Well, after that all the rest of the things I have to say seem silly. After my AP test I got to go back to APES and chill with my Cuesta. The time went so incredibly slowly despite the fact that I was enjoying myself. I got to read her New Era and I got to look through a National Geographic (and boy was it nice to see how beautiful the world is after taking a test for several hours about all the problems it has). Cuesta and I made the best list of things that we are going to do when we are in college together. We are currently planning on being roomates, (and I know everyone says not to room with friends, and I'm sure everyone says this, but honestly it will totally be fine... I cook and she cleans, so we've got everything covered.) and we are so excited. I am going to thrive senior year, but still, I am too excited to go to BYU (knock on wood that I'll get in!) We made a list of things to do in college, and we are so excited to do all the things on the list! (: I'll do a different post of our list someday when it's finished! :D
After school I got to talk to a few friends including Leland Lexy and Nikolai. I was glad to talk to Nikolai for just a minute because I feel like I see him all the time, but i never really talk to him and he's a pretty cool kid. And I got to walk out with Emily who is basically my favorite. AND on my way to Katie's car I got to see
Anyways, Katie and Taylor took me home and then I went to... WATERWORKS! Honestly, I know I probably sounds so lame right now, but I truly love that place. Between all the fun and frustration that's gone down there and because I love summer and it is a fundamental part of my summer, I love that place so much. Being there made summer feel so close and brought back so many memories. I honestly love my job.
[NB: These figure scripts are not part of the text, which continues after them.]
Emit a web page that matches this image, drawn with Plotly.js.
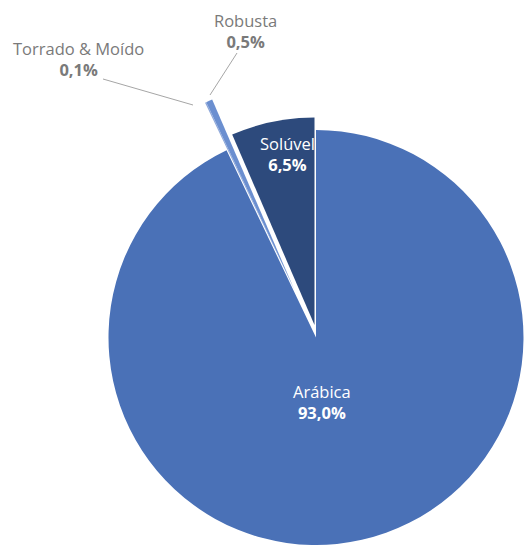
<!DOCTYPE html>
<html>
<head>
<meta charset="utf-8">
<script src="https://cdn.plot.ly/plotly-3.0.1.min.js"></script>
<style>html,body{margin:0;padding:0;background:#fff;overflow:hidden}</style>
</head>
<body>
<div id="chart" style="width:525px;height:545px"></div>
<script>
// Data
const categories = ['Arábica', 'Torrado & Moído', 'Robusta', 'Solúvel'];
const shares = [93.0, 0.1, 0.5, 6.5];
const shareLabels = ['93,0%', '0,1%', '0,5%', '6,5%'];

const colors = ['#4a71b7', '#8ea8da', '#6b8fd0', '#2d4a7c'];
const clear = 'rgba(0,0,0,0)';
const W = 525, H = 545, R = 207.5;

function dom(cx, cy) {
  return {
    x: [(cx - R) / W, (cx + R) / W],
    y: [Math.max(0, (H - cy - R) / H), (H - cy + R) / H]
  };
}
function pieTrace(visibleIdx, center) {
  return {
    type: 'pie',
    values: shares,
    labels: categories,
    sort: false,
    direction: 'clockwise',
    rotation: 0,
    textinfo: 'none',
    hoverinfo: 'skip',
    showlegend: false,
    domain: dom(center[0], center[1]),
    marker: {
      colors: categories.map((c, i) => visibleIdx.includes(i) ? colors[i] : clear),
      line: {width: 0}
    }
  };
}

const traces = [
  pieTrace([0], [316, 337.5]),
  pieTrace([3], [314.5, 325]),
  pieTrace([1, 2], [294.5, 290])
];

const gray = '#7a7a7a';
function px(x) { return x / W; }
function py(y) { return 1 - y / H; }
function lab(i, x, y, color) {
  return {
    xref: 'paper', yref: 'paper', x: px(x), y: py(y),
    text: categories[i] + '<br><b>' + shareLabels[i] + '</b>',
    showarrow: false, xanchor: 'center', yanchor: 'middle',
    align: 'center',
    font: {family: 'Open Sans, sans-serif', size: 16.5, color: color}
  };
}

const layout = {
  width: W, height: H,
  margin: {l: 0, r: 0, t: 0, b: 0},
  paper_bgcolor: '#ffffff',
  annotations: [
    lab(0, 322, 402, '#ffffff'),
    lab(3, 287, 154, '#ffffff'),
    lab(1, 78, 59, gray),
    lab(2, 245, 31, gray)
  ],
  shapes: [
    {type: 'line', xref: 'paper', yref: 'paper', x0: px(103), y0: py(79), x1: px(193), y1: py(105), line: {color: '#a6a6a6', width: 1}},
    {type: 'line', xref: 'paper', yref: 'paper', x0: px(237), y0: py(53), x1: px(210), y1: py(95), line: {color: '#a6a6a6', width: 1}}
  ]
};

Plotly.newPlot('chart', traces, layout, {displayModeBar: false, staticPlot: true});
</script>
</body>
</html>
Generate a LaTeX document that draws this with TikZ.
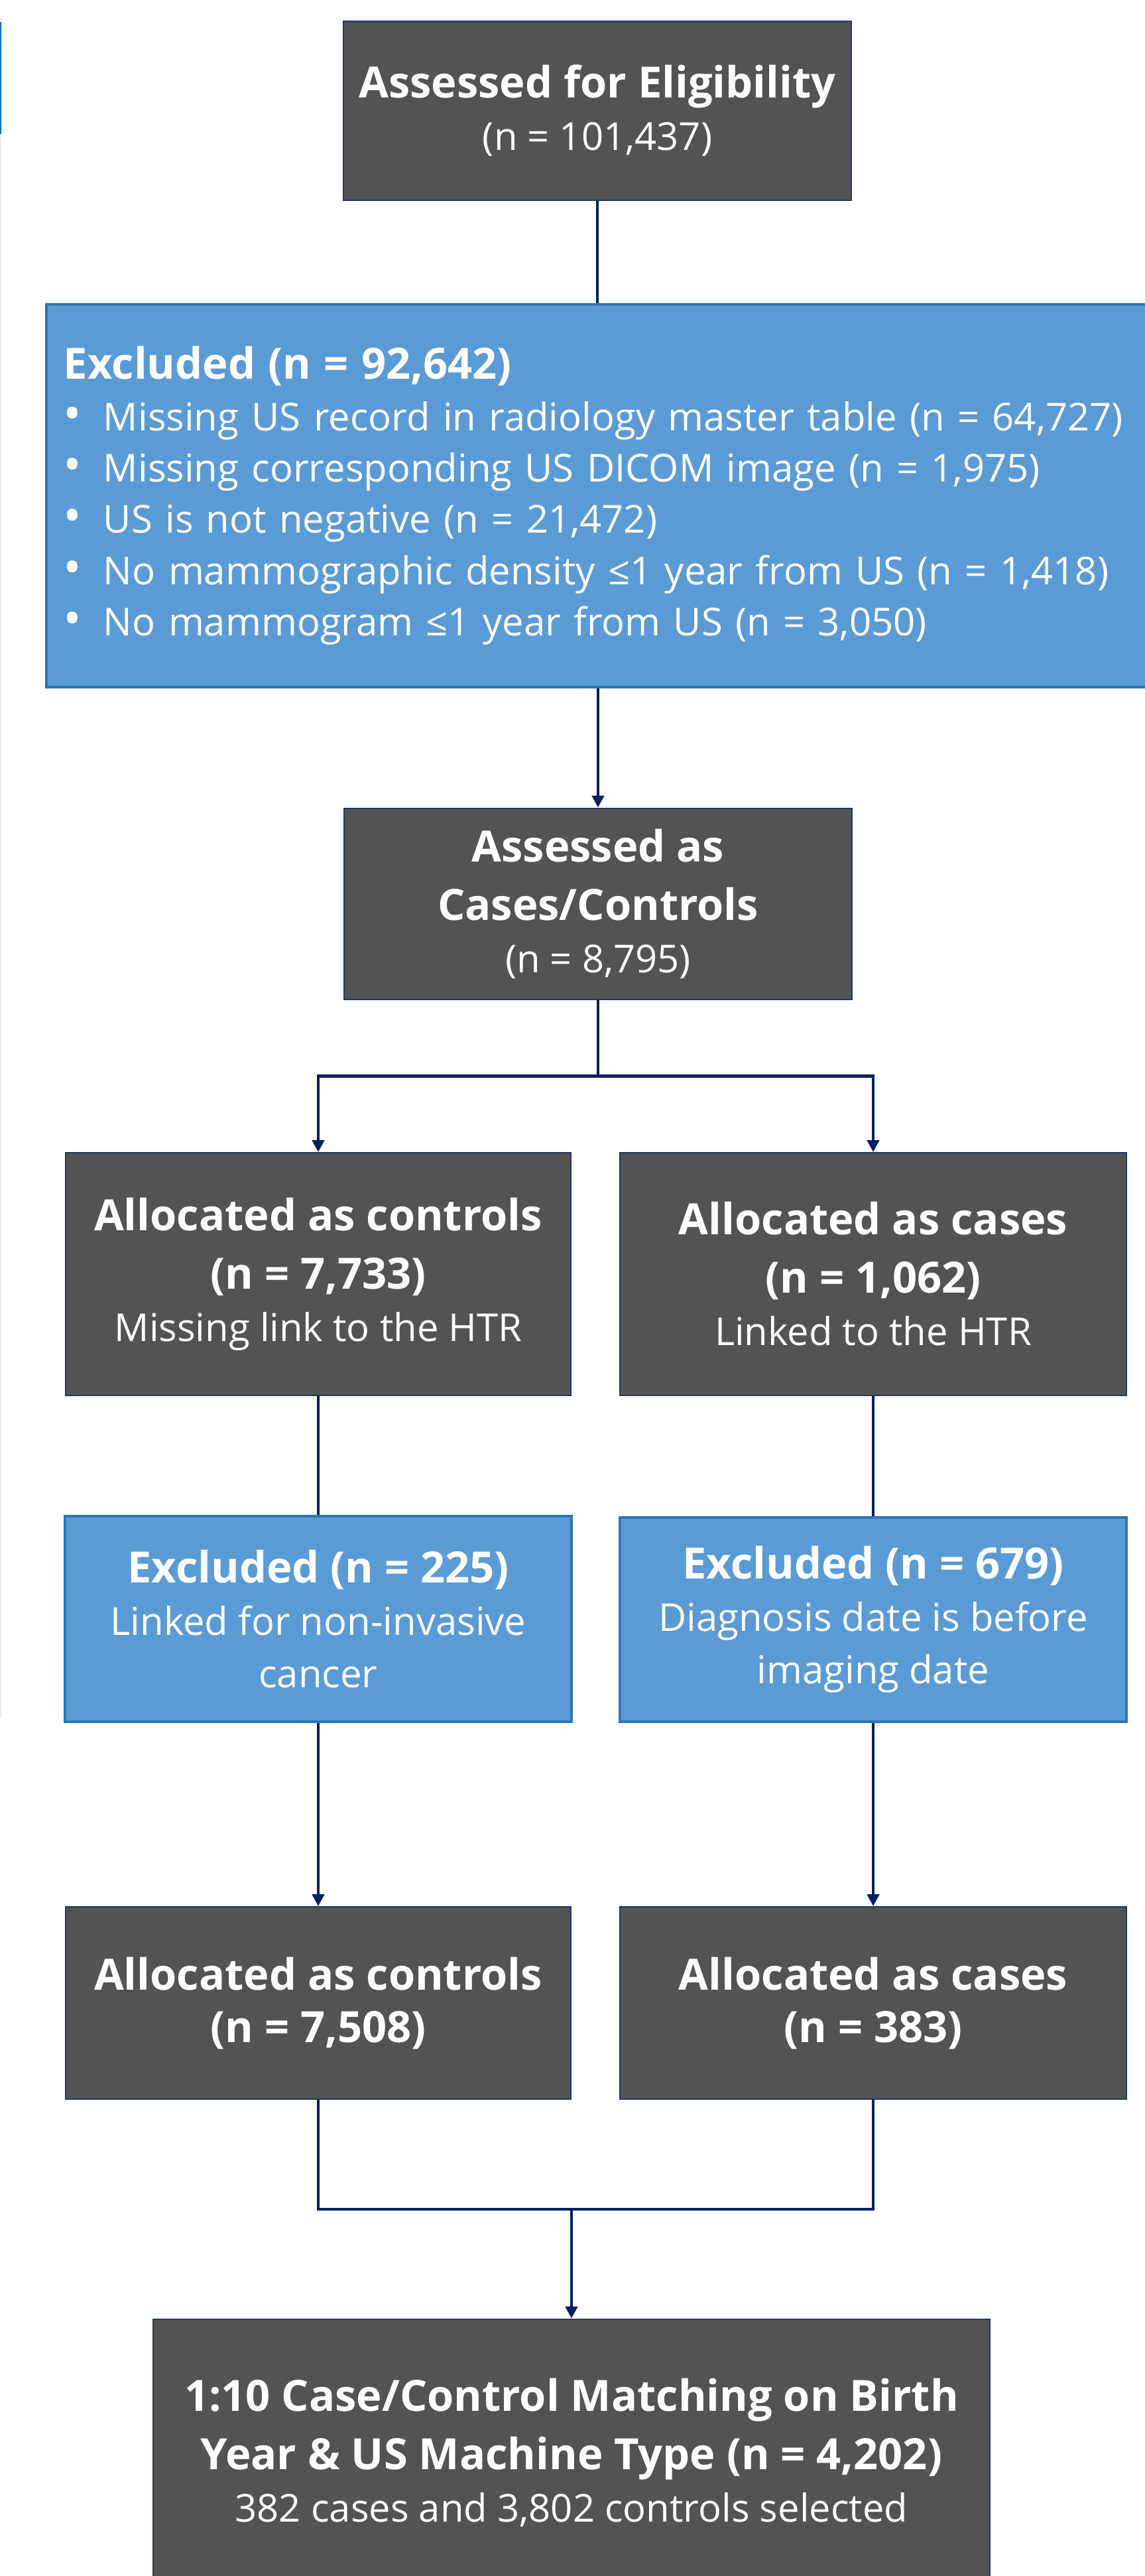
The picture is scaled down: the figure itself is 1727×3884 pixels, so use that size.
\documentclass[tikz,border=0pt]{standalone}
\usepackage{fontspec}
\setmainfont{Open Sans}
\usetikzlibrary{arrows.meta}

\definecolor{boxgray}{RGB}{83,83,83}
\definecolor{boxline}{RGB}{32,56,100}
\definecolor{exblue}{RGB}{91,155,213}
\definecolor{exline}{RGB}{46,117,182}
\definecolor{flow}{RGB}{0,32,96}
\definecolor{edgeblue}{RGB}{0,112,192}
\definecolor{edgegray}{RGB}{236,236,236}

\newcommand{\hd}{\bfseries\fontsize{37}{45}\selectfont}
\newcommand{\blt}{\makebox[1.2cm][l]{\fontsize{42}{44}\selectfont •}}

\tikzset{
  graybox/.style={draw=boxline, line width=0.04cm, fill=boxgray, text=white,
    align=center, font=\fontsize{33}{45}\selectfont, inner sep=0pt},
  bluebox/.style={draw=exline, line width=0.08cm, fill=exblue, text=white,
    align=center, font=\fontsize{33}{45}\selectfont, inner sep=0pt},
  flowline/.style={draw=flow, line width=0.09cm},
  flowarrow/.style={flowline, -{Triangle[length=0.36cm,width=0.36cm]}}
}

\begin{document}
\begin{tikzpicture}[x=0.02cm, y=-0.02cm]
\useasboundingbox (0,0) rectangle (1727,3884);

%page edge
	\draw[edgeblue, line width=0.04cm] (1,33) -- (1,202);
	\draw[edgegray, line width=0.04cm] (1,202) -- (1,2590);

%top
	\node[graybox, minimum width=15.32cm, minimum height=5.4cm] (elig) at (901,167)
		{{\hd Assessed for Eligibility}\\(n = 101,437)};

	\node[bluebox, anchor=north west, align=left, minimum width=33.44cm, minimum height=11.54cm,
		text width=32.4cm, inner xsep=0.52cm, font=\fontsize{33}{44}\selectfont] (excl) at (68,457)
		{{\hd Excluded (n = 92,642)}\\
		\blt Missing US record in radiology master table (n = 64,727)\\
		\blt Missing corresponding US DICOM image (n = 1,975)\\
		\blt US is not negative (n = 21,472)\\
		\blt No mammographic density ≤1 year from US (n = 1,418)\\
		\blt No mammogram ≤1 year from US (n = 3,050)};

	\node[graybox, minimum width=15.32cm, minimum height=5.78cm] (cc) at (902,1363)
		{{\hd Assessed as}\\[5pt]{\hd Cases/Controls}\\(n = 8,795)};

%two arms
	\node[graybox, minimum width=15.26cm, minimum height=7.32cm] (ctrl) at (480,1921)
		{{\hd Allocated as controls}\\[5pt]{\hd (n = 7,733)}\\Missing link to the HTR};
	\node[graybox, minimum width=15.28cm, minimum height=7.32cm] (cases) at (1317,1921)
		{{\hd Allocated as cases}\\[5pt]{\hd (n = 1,062)}\\Linked to the HTR};

	\node[bluebox, minimum width=15.3cm, minimum height=6.2cm] (exclL) at (480,2441)
		{{\hd Excluded (n = 225)}\\Linked for non-invasive\\cancer};
	\node[bluebox, minimum width=15.28cm, minimum height=6.16cm] (exclR) at (1317,2442)
		{{\hd Excluded (n = 679)}\\Diagnosis date is before\\imaging date};

	\node[graybox, minimum width=15.26cm, minimum height=5.8cm] (ctrl2) at (480,3020)
		{{\hd Allocated as controls}\\{\hd (n = 7,508)}};
	\node[graybox, minimum width=15.28cm, minimum height=5.8cm] (cases2) at (1317,3020)
		{{\hd Allocated as cases}\\{\hd (n = 383)}};

%bottom
	\node[graybox, minimum width=25.26cm, minimum height=8.06cm] (final) at (862,3698)
		{{\hd 1:10 Case/Control Matching on Birth}\\[5pt]{\hd Year \& US Machine Type (n = 4,202)}\\382 cases and 3,802 controls selected};

%lines
	\draw[flowline] (elig.south) -- (elig.south |- excl.north);
	\draw[flowarrow] (cc.north |- excl.south) -- (cc.north);

	\draw[flowline] (cc.south) -- ++(0,114) coordinate (split);
	\draw[flowarrow] (split) -| (ctrl.north);
	\draw[flowarrow] (split) -| (cases.north);

	\draw[flowline] (ctrl.south) -- (exclL.north);
	\draw[flowline] (cases.south) -- (exclR.north);
	\draw[flowarrow] (exclL.south) -- (ctrl2.north);
	\draw[flowarrow] (exclR.south) -- (cases2.north);

	\coordinate (merge) at (862,3331);
	\draw[flowline] (ctrl2.south) |- (merge) -| (cases2.south);
	\draw[flowarrow] (merge) -- (final.north);

\end{tikzpicture}
\end{document}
I got to work with Gabe (not my brother... biologically) and Jon cleaning chairs for a couple hours! I love both of those guys so much. We talked about everything and nothing and just had a good time working really hard. We talked, joked, smiled, and laughed until it was time to go home. While I was biking home Jon honked and waved at me from across the street, and it made me happy. For once the person honking was someone I like and not a creepy white van with tinted windows, haha (:
Also, while we were working Jon and I started talking about Mormon Prom. On the one hand I guess I'm pretty excited to go, but at the same time I don't really want to. However, today on tumblr I saw a photo that said "Don't Miss a Chance to Dance" and I realized that none of it really matters and I'm just going to go have a great time. I love to dance and I love my friends, so nothing else really matters. It's going to be great, and if nothing else I'll get to wear some fabulous heels (; Really though, despite my mixed feelings, I'm going to make it a great night! :D
Welp, I can't think of what else to write, and I don't think I need any more than what I have. This is definitely longer than I thought it would be. I'd say sorry, but I sort've doubt anyone made it this far. Hahaha, just kidding and Congratulations if you did. This was a snapshot of the many thoughts that have gone through my mind. Now I can no longer procrastinate my homework...
Really though, I'm so grateful for my life and even though I've been frustrated, I'm going to go forward with faith that things are happening the way they are meant to happen.